━━━━━ INPUT MATERIAL

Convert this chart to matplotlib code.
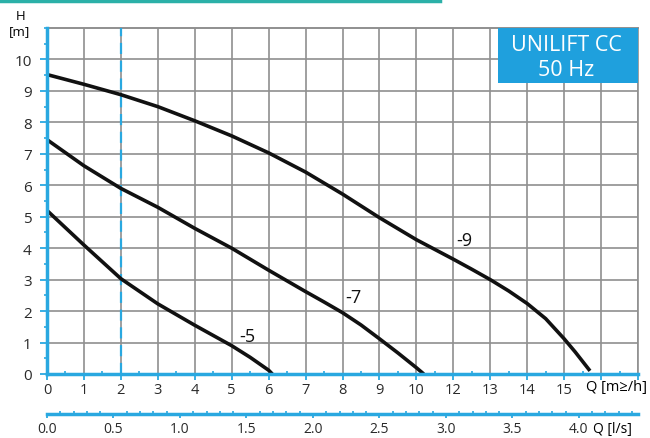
import matplotlib
matplotlib.use("Agg")
import matplotlib.pyplot as plt
from matplotlib.lines import Line2D
from matplotlib.patches import Rectangle
from matplotlib.ticker import MultipleLocator, FixedLocator

# pump curves (Q position in m3/h grid units, H in m)
q9 = [0, 1, 2, 3, 4, 5, 6, 7, 8, 9, 10, 11, 11.5, 12, 12.5, 13, 13.5, 14, 14.3, 14.5, 14.7]
h9 = [9.52, 9.21, 8.88, 8.5, 8.05, 7.57, 7.03, 6.42, 5.72, 4.97, 4.27, 3.65, 3.33, 3.0,
      2.64, 2.24, 1.76, 1.12, 0.7, 0.4, 0.1]
q7 = [0, 1, 2, 3, 4, 5, 6, 7, 7.5, 8, 8.5, 9, 9.5, 10, 10.2]
h7 = [7.45, 6.62, 5.9, 5.3, 4.63, 4.0, 3.3, 2.62, 2.29, 1.95, 1.56, 1.12, 0.67, 0.2, 0]
q5 = [0, 1, 2, 3, 4, 5, 5.5, 6, 6.1]
h5 = [5.2, 4.1, 3.03, 2.23, 1.55, 0.9, 0.53, 0.12, 0]

curve_labels = ["-9", "-7", "-5"]
label_pos = [(11.3, 4.25), (8.3, 2.45), (5.43, 1.22)]

# x tick labels exactly as printed on the sheet
x_ticklabels = ["0", "1", "2", "3", "4", "5", "6", "7", "8", "9", "10",
                "12", "13", "14", "15", "", ""]

blue = "#29a8e0"
grey = "#8f8f8f"
fam = ["Open Sans", "DejaVu Sans"]
plt.rcParams["font.family"] = fam

fig = plt.figure(figsize=(6.5, 4.39), dpi=100)
ax = fig.add_axes([47 / 650, 1 - 375 / 439, (638 - 47) / 650, (375 - 29) / 439])

ax.set_xlim(0, 16)
ax.set_ylim(0, 11)
ax.set_xticks(range(17))
ax.set_xticklabels(x_ticklabels)
ax.xaxis.set_minor_locator(MultipleLocator(0.5))
ax.set_yticks(range(11))
ax.yaxis.set_minor_locator(MultipleLocator(0.5))
ax.grid(True, which="major", color=grey, lw=1.2)
ax.set_axisbelow(True)
# grid line at top (11) isn't a tick, so draw it
ax.axhline(11, color=grey, lw=1.2, clip_on=False)

for s in ["top", "right"]:
    ax.spines[s].set_color(grey)
    ax.spines[s].set_linewidth(1.2)
for s in ["left", "bottom"]:
    ax.spines[s].set_color(blue)
    ax.spines[s].set_linewidth(2.5)
    ax.spines[s].set_zorder(5)

ax.tick_params(axis="x", which="major", direction="out", length=4.5, width=1.3,
               color=blue, labelsize=10.5, pad=1.5, labelcolor="#2a2a2a")
ax.tick_params(axis="x", which="minor", direction="in", length=2.5, width=1.2, color=blue)
ax.tick_params(axis="y", which="major", direction="out", length=5, width=1.3,
               color=blue, labelsize=11, pad=6, labelcolor="#2a2a2a")
ax.tick_params(axis="y", which="minor", direction="out", length=2.2, width=1.2, color=blue)

ax.axvline(2, color=blue, lw=1.6, ls=(0, (5, 3)), zorder=3)

for q, h in [(q9, h9), (q7, h7), (q5, h5)]:
    ax.plot(q, h, color="#111111", lw=2.6, solid_capstyle="butt",
            solid_joinstyle="round", zorder=4)
for txt, (x, y) in zip(curve_labels, label_pos):
    ax.text(x, y, txt, fontsize=13, ha="center", va="center", color="#111111")

# title box
ax.add_patch(Rectangle((12.2, 9.24), 16 - 12.2, 11 - 9.24, facecolor="#1fa0dd",
                       edgecolor="none", zorder=6, clip_on=False))
ax.text(14.05, 10.48, "UNILIFT CC", color="white", fontsize=15.5, ha="center",
        va="center", zorder=7)
ax.text(14.05, 9.68, "50 Hz", color="white", fontsize=15.5, ha="center",
        va="center", zorder=7)

# second flow axis in l/s
sec = ax.secondary_xaxis(-0.1156, functions=(lambda x: x / 3.6, lambda x: x * 3.6))
sec.spines["bottom"].set_color(blue)
sec.spines["bottom"].set_linewidth(2.5)
sec.xaxis.set_major_locator(FixedLocator([0, 0.5, 1, 1.5, 2, 2.5, 3, 3.5, 4]))
sec.xaxis.set_minor_locator(MultipleLocator(0.1))
sec.set_xticklabels(["0.0", "0.5", "1.0", "1.5", "2.0", "2.5", "3.0", "3.5", "4.0"])
sec.tick_params(axis="x", which="major", direction="out", length=3, width=1.3,
                color=blue, labelsize=10, pad=2, labelcolor="#2a2a2a")
sec.tick_params(axis="x", which="minor", direction="in", length=2.5, width=1.2, color=blue)

# axis titles
fig.text(21 / 650, 1 - 17 / 439, "H", fontsize=9.5, ha="center", va="center")
fig.text(20 / 650, 1 - 32 / 439, "[m]", fontsize=9.5, ha="center", va="center")
fig.text(586 / 650, 1 - 388 / 439, "Q [m≥/h]", fontsize=10.5, ha="left", va="center",
         family=fam)
fig.text(593 / 650, 1 - 430 / 439, "Q [l/s]", fontsize=10, ha="left", va="center")

# teal rule at the top of the sheet
fig.add_artist(Line2D([0, 440 / 650], [1 - 1.5 / 439, 1 - 1.5 / 439],
                      color="#2bb0a8", lw=2.5))

fig.savefig("out.png", dpi=100)
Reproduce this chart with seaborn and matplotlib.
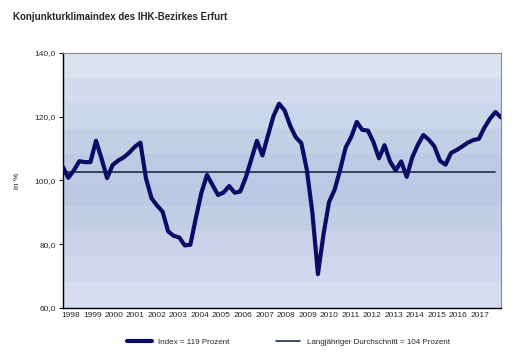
import numpy as np
import pandas as pd
import matplotlib
matplotlib.use("Agg")
import matplotlib.pyplot as plt
from matplotlib.colors import ListedColormap
import seaborn as sns

# quarterly index values 1998 Q1 .. 2017 Q4
index_values = [
    104.3, 100.8, 103.1, 106.0, 105.7, 105.7, 112.4, 106.8, 100.7, 104.8,
    106.2, 107.2, 108.7, 110.5, 111.8, 100.7, 94.4, 92.1, 90.2, 84.0,
    82.6, 82.1, 79.6, 79.8, 88.2, 96.1, 101.7, 98.5, 95.4, 96.2,
    98.2, 96.1, 96.5, 100.9, 106.6, 112.4, 107.8, 114.1, 120.2, 124.0,
    121.9, 117.1, 113.5, 111.7, 103.3, 89.8, 70.6, 83.0, 93.2, 97.0,
    103.3, 110.3, 113.6, 118.3, 115.8, 115.6, 112.0, 106.9, 111.0, 105.9,
    103.1, 105.9, 101.1, 107.2, 111.1, 114.2, 112.7, 110.6, 106.1, 104.9,
    108.6, 109.5, 110.6, 111.8, 112.6, 113.0, 116.5, 119.3, 121.4, 119.7,
]
average_value = 102.6
average_points = 79
years = [str(y) for y in range(1998, 2018)]
y_ticks = [60, 80, 100, 120, 140]

label_index = "Index = 119 Prozent"
label_avg = "Langjähriger Durchschnitt = 104 Prozent"

df = pd.DataFrame({"q": np.arange(len(index_values)), "value": index_values})
df_avg = pd.DataFrame({"q": np.arange(average_points), "value": [average_value] * average_points})

sns.set_style("white")
plt.rcParams["font.family"] = ["Liberation Sans", "DejaVu Sans"]

fig = plt.figure(figsize=(5.2, 3.56), dpi=100)
ax = fig.add_axes([0.1206, 0.135, 0.8429, 0.717])

# banded blue gradient background
band_cols = ["#dbe3f1", "#d3dcee", "#cad6ea", "#c2d0e6", "#bccbe3", "#bdc9e2",
             "#c3cde6", "#cad3ea", "#d1d8ed", "#d7dcef"]
grad = np.arange(len(band_cols)).reshape(-1, 1)
ax.imshow(grad, cmap=ListedColormap(band_cols), aspect="auto",
          extent=[0, len(index_values) - 1, 60, 140], origin="upper", zorder=0)

sns.lineplot(data=df_avg, x="q", y="value", ax=ax, color="#1c2c4c",
             linewidth=1.2, label=label_avg, zorder=2)
sns.lineplot(data=df, x="q", y="value", ax=ax, color="#0c0c66",
             linewidth=3.0, label=label_index, zorder=3,
             solid_joinstyle="round", solid_capstyle="round")

ax.set_xlim(0, len(index_values) - 1)
ax.set_ylim(60, 140)
ax.set_yticks(y_ticks)
ax.set_yticklabels([f"{v},0" for v in y_ticks], fontsize=6)
ax.set_xticks([1.45 + 3.88 * k for k in range(len(years))])
ax.set_xticklabels(years, fontsize=6)
ax.tick_params(axis="x", length=0, pad=3)
ax.tick_params(axis="y", length=3, width=0.8, color="black", direction="out", left=True, pad=2)
ax.set_xlabel("")
ax.set_ylabel("in %", fontsize=6)
ax.yaxis.set_label_coords(-0.095, 0.5)

for s in ["left", "bottom"]:
    ax.spines[s].set_color("black")
    ax.spines[s].set_linewidth(1.0)
for s in ["top", "right"]:
    ax.spines[s].set_color("#888888")
    ax.spines[s].set_linewidth(0.8)

handles, labels = ax.get_legend_handles_labels()
ax.get_legend().remove()
fig.legend(handles[::-1], labels[::-1], loc="center", bbox_to_anchor=(0.555, 0.04),
           ncol=2, frameon=False, fontsize=5.8, handlelength=3.0, columnspacing=5.8)

fig.text(0.025, 0.952, "Konjunkturklimaindex des IHK-Bezirkes Erfurt",
         fontsize=7, fontweight="bold", ha="left", va="center")

fig.savefig("out.png", dpi=100)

━━━━━━━━━━

WORK INSTRUCTIONS: Everything from the first line of the entries through the line that contains "from matplotlib.ticker import" is to be reproduced exactly, except the pictures.

SOLVED EXERCISE:
Convert this chart to matplotlib code.
import matplotlib
matplotlib.use("Agg")
import matplotlib.pyplot as plt
from matplotlib.lines import Line2D
from matplotlib.patches import Rectangle
from matplotlib.ticker import MultipleLocator, FixedLocator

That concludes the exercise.